• **Exercise prompt**
Reproduce the material word for word; the images stay out.

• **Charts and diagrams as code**
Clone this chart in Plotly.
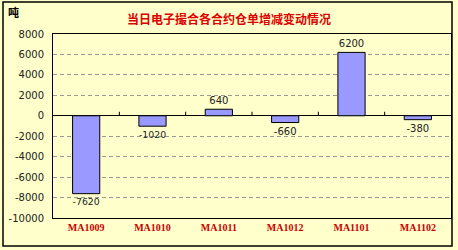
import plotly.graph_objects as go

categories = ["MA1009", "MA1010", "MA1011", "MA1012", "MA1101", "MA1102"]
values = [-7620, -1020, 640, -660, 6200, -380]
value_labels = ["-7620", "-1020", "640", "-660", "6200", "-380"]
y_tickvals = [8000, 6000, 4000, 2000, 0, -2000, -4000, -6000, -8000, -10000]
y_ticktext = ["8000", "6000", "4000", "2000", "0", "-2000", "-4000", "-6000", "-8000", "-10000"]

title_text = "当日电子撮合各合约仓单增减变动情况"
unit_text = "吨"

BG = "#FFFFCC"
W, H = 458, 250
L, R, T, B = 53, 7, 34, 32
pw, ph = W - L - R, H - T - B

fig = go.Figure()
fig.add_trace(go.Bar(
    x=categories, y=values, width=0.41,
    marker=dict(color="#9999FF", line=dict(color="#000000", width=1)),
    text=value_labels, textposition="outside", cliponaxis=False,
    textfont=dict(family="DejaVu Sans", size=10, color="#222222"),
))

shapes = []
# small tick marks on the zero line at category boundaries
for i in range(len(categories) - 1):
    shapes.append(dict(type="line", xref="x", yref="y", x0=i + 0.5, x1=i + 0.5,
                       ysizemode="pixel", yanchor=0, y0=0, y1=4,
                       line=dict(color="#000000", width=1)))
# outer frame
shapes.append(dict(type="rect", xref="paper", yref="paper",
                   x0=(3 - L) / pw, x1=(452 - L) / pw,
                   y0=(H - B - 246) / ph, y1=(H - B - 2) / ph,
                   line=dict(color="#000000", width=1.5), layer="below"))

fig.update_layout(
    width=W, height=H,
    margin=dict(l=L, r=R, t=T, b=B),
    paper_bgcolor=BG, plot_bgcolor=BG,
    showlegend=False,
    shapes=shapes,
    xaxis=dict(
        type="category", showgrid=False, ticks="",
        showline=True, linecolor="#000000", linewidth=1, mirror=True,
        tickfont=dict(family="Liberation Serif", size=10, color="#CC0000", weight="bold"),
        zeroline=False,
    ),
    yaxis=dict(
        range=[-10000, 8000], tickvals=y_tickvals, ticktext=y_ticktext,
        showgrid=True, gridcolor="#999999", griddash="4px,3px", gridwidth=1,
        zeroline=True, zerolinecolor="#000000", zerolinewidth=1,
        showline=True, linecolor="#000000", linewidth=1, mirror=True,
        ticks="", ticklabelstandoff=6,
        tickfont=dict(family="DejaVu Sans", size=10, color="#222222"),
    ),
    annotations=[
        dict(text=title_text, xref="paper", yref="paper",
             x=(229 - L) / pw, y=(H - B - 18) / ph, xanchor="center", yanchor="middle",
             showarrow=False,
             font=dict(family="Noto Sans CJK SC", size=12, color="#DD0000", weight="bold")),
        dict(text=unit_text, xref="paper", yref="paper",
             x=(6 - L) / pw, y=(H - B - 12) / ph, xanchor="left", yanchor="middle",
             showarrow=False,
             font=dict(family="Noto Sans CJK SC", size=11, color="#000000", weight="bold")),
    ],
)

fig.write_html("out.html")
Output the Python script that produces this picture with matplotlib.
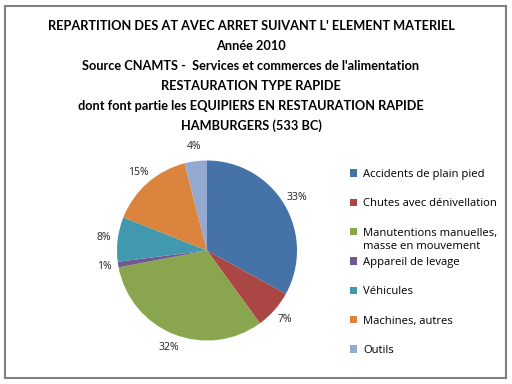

• **Written answer**
Clone this chart in Plotly.
import plotly.graph_objects as go

categories = ["MA1009", "MA1010", "MA1011", "MA1012", "MA1101", "MA1102"]
values = [-7620, -1020, 640, -660, 6200, -380]
value_labels = ["-7620", "-1020", "640", "-660", "6200", "-380"]
y_tickvals = [8000, 6000, 4000, 2000, 0, -2000, -4000, -6000, -8000, -10000]
y_ticktext = ["8000", "6000", "4000", "2000", "0", "-2000", "-4000", "-6000", "-8000", "-10000"]

title_text = "当日电子撮合各合约仓单增减变动情况"
unit_text = "吨"

BG = "#FFFFCC"
W, H = 458, 250
L, R, T, B = 53, 7, 34, 32
pw, ph = W - L - R, H - T - B

fig = go.Figure()
fig.add_trace(go.Bar(
    x=categories, y=values, width=0.41,
    marker=dict(color="#9999FF", line=dict(color="#000000", width=1)),
    text=value_labels, textposition="outside", cliponaxis=False,
    textfont=dict(family="DejaVu Sans", size=10, color="#222222"),
))

shapes = []
# small tick marks on the zero line at category boundaries
for i in range(len(categories) - 1):
    shapes.append(dict(type="line", xref="x", yref="y", x0=i + 0.5, x1=i + 0.5,
                       ysizemode="pixel", yanchor=0, y0=0, y1=4,
                       line=dict(color="#000000", width=1)))
# outer frame
shapes.append(dict(type="rect", xref="paper", yref="paper",
                   x0=(3 - L) / pw, x1=(452 - L) / pw,
                   y0=(H - B - 246) / ph, y1=(H - B - 2) / ph,
                   line=dict(color="#000000", width=1.5), layer="below"))

fig.update_layout(
    width=W, height=H,
    margin=dict(l=L, r=R, t=T, b=B),
    paper_bgcolor=BG, plot_bgcolor=BG,
    showlegend=False,
    shapes=shapes,
    xaxis=dict(
        type="category", showgrid=False, ticks="",
        showline=True, linecolor="#000000", linewidth=1, mirror=True,
        tickfont=dict(family="Liberation Serif", size=10, color="#CC0000", weight="bold"),
        zeroline=False,
    ),
    yaxis=dict(
        range=[-10000, 8000], tickvals=y_tickvals, ticktext=y_ticktext,
        showgrid=True, gridcolor="#999999", griddash="4px,3px", gridwidth=1,
        zeroline=True, zerolinecolor="#000000", zerolinewidth=1,
        showline=True, linecolor="#000000", linewidth=1, mirror=True,
        ticks="", ticklabelstandoff=6,
        tickfont=dict(family="DejaVu Sans", size=10, color="#222222"),
    ),
    annotations=[
        dict(text=title_text, xref="paper", yref="paper",
             x=(229 - L) / pw, y=(H - B - 18) / ph, xanchor="center", yanchor="middle",
             showarrow=False,
             font=dict(family="Noto Sans CJK SC", size=12, color="#DD0000", weight="bold")),
        dict(text=unit_text, xref="paper", yref="paper",
             x=(6 - L) / pw, y=(H - B - 12) / ph, xanchor="left", yanchor="middle",
             showarrow=False,
             font=dict(family="Noto Sans CJK SC", size=11, color="#000000", weight="bold")),
    ],
)

fig.write_html("out.html")
Output the Python script that produces this picture with matplotlib.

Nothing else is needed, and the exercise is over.